→ YOUR GOAL:
Your answer is a single number: the count of lines that contain the string "matplotlib".

→ DATA TO PROCESS:

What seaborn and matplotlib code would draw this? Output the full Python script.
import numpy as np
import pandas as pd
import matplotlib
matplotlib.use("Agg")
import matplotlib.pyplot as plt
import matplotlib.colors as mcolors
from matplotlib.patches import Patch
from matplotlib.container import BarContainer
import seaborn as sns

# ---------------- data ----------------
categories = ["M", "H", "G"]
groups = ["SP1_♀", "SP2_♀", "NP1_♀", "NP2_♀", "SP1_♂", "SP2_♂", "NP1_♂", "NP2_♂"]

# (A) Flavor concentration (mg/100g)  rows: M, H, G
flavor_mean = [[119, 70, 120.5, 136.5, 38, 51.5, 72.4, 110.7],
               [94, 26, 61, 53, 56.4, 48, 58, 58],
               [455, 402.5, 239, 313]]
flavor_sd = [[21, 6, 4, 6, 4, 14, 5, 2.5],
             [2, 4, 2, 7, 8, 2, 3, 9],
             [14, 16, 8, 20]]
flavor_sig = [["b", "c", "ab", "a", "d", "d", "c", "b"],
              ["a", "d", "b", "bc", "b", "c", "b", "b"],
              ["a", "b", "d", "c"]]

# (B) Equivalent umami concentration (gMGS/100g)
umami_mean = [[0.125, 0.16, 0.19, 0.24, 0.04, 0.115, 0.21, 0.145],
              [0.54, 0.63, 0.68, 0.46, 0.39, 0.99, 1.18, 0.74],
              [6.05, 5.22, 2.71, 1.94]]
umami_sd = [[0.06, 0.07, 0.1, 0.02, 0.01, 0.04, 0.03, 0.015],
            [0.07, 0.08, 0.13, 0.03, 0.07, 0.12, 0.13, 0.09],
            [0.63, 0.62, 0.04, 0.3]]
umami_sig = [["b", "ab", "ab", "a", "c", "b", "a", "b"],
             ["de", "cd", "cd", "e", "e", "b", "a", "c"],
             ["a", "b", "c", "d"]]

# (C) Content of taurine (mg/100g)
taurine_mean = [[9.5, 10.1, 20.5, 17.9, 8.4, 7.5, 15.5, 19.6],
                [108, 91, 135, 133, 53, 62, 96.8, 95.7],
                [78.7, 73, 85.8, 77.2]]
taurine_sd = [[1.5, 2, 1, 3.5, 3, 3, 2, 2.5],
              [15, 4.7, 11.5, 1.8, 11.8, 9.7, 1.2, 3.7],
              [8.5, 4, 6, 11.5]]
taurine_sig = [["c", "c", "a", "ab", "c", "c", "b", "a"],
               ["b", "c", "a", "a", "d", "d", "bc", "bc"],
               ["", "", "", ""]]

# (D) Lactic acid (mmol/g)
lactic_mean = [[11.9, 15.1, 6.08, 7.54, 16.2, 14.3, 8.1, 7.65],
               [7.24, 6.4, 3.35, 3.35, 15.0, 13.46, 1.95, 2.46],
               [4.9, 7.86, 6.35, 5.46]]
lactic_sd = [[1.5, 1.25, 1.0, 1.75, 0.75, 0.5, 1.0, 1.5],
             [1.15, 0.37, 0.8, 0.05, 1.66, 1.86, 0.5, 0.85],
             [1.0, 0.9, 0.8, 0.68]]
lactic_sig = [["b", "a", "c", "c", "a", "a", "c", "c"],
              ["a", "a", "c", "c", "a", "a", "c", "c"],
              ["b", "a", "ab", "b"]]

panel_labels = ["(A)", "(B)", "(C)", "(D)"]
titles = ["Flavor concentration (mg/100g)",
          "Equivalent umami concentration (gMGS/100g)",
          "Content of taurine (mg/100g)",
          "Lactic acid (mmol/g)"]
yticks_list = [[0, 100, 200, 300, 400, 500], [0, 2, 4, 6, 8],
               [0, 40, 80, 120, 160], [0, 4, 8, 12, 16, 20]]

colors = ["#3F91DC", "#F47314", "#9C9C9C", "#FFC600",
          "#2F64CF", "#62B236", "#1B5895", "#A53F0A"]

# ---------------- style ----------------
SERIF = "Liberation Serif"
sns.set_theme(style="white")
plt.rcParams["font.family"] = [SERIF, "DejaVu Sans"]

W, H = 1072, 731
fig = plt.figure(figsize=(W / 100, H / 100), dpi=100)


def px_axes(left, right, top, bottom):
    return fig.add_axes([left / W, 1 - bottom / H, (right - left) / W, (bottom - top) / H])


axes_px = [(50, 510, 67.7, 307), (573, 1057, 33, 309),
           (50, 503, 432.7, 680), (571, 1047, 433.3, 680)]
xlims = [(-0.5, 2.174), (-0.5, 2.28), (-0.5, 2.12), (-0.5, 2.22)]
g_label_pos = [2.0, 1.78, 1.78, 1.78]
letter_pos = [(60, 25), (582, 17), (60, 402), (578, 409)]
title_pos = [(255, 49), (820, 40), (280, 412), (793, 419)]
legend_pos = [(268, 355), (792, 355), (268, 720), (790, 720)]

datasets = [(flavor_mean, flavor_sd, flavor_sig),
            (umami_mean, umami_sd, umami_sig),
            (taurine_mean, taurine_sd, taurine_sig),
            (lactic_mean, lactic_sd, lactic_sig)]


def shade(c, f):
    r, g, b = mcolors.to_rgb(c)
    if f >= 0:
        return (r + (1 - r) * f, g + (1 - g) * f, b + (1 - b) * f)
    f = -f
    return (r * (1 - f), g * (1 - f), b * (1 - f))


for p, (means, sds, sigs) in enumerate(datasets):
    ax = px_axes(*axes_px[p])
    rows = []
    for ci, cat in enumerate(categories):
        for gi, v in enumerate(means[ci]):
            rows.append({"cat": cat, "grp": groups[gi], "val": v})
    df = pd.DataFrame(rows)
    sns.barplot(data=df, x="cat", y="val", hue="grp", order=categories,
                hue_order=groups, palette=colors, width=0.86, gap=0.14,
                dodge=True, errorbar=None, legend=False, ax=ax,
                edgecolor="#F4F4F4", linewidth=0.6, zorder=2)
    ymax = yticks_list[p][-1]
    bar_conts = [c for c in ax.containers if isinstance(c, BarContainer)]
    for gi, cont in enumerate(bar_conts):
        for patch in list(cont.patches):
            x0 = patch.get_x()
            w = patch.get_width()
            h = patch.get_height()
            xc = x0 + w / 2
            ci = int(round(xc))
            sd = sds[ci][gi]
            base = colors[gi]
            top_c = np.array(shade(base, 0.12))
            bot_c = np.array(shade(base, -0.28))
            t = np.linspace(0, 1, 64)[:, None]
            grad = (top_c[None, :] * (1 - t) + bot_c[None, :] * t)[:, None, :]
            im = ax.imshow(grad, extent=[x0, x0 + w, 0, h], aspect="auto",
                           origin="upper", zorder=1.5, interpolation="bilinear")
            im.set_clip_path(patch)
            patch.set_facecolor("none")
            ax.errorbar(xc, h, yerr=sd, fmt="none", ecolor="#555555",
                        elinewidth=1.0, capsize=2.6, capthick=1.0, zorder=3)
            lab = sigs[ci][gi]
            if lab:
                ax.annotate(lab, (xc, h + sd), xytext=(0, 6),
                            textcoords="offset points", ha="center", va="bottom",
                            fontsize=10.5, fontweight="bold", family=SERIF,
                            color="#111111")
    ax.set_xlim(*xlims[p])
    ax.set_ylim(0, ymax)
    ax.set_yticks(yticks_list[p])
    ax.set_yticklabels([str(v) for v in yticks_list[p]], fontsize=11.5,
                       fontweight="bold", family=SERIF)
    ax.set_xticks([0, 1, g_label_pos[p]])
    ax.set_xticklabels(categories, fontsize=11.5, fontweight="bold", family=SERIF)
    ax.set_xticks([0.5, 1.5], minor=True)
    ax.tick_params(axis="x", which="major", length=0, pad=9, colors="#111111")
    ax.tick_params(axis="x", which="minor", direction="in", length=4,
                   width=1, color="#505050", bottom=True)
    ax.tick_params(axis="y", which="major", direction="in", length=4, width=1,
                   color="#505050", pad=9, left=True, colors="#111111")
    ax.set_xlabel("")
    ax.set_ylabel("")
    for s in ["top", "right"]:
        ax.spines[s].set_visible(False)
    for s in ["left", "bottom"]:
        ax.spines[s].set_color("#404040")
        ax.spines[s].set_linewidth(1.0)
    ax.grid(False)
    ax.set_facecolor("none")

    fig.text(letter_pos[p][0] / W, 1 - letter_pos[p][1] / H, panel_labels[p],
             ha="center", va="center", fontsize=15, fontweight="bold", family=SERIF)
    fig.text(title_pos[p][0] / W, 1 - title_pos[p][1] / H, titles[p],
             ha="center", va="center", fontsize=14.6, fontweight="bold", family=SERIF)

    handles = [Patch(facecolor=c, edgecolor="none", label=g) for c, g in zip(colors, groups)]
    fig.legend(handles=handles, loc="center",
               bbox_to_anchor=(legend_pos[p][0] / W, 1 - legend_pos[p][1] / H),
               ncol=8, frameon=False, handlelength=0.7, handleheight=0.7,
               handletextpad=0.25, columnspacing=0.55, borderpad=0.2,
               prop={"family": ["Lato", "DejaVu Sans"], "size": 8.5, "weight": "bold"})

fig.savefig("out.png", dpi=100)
--
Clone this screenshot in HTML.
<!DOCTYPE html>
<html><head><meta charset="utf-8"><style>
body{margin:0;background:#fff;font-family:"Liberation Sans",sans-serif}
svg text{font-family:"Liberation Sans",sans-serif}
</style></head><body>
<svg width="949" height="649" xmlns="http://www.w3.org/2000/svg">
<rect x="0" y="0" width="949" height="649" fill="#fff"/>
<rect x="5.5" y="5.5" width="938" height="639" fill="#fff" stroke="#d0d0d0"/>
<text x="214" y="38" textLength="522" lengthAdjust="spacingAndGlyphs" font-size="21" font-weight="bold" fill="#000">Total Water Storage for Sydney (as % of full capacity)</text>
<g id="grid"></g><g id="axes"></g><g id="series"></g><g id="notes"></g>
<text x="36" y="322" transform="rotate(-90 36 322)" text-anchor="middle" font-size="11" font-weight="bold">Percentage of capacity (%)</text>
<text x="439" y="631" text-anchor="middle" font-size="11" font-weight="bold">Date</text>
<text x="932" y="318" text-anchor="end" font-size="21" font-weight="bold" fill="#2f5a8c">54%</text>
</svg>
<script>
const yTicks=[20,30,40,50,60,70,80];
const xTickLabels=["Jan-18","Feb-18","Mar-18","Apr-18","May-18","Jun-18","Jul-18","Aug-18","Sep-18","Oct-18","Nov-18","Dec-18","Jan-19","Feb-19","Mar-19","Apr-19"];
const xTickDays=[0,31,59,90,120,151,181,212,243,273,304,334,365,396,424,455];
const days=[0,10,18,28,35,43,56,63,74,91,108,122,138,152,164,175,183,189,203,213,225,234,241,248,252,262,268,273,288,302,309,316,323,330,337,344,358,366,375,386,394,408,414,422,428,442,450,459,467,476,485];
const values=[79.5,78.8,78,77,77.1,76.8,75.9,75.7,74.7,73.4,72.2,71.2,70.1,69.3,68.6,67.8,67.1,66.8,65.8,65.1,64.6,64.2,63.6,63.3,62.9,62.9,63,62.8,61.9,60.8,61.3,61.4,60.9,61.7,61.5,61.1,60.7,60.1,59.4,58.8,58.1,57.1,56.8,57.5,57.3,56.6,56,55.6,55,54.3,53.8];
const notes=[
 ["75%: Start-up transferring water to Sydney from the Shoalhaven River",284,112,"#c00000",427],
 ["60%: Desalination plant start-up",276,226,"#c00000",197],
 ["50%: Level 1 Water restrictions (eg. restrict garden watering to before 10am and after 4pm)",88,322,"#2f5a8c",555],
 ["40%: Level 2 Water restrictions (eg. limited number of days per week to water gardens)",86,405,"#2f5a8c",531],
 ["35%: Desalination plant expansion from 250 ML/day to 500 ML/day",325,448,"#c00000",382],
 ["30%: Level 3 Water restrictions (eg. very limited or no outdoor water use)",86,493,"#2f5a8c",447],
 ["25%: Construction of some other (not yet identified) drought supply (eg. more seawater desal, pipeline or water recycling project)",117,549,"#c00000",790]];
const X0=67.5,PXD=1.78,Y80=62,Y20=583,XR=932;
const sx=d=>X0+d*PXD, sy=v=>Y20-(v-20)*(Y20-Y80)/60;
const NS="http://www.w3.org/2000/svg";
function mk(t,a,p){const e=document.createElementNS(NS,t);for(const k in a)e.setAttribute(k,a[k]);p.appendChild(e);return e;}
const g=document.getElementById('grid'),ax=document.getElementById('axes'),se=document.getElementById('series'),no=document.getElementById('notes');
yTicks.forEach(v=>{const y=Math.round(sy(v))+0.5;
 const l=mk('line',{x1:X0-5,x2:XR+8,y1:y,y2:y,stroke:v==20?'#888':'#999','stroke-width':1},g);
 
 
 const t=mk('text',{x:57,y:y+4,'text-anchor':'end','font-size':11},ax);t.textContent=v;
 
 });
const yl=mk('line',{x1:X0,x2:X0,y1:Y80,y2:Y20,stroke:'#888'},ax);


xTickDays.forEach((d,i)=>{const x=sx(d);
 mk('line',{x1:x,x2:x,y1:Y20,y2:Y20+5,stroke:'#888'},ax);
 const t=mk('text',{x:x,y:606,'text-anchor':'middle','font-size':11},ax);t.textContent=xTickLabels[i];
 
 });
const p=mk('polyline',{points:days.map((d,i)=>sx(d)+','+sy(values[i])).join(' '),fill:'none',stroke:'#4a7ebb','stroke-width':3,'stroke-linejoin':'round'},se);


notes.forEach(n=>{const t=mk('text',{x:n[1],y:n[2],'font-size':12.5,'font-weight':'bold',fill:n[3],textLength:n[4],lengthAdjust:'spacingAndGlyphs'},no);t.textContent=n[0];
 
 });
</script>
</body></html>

→ RESULT OF THIS TASK:
7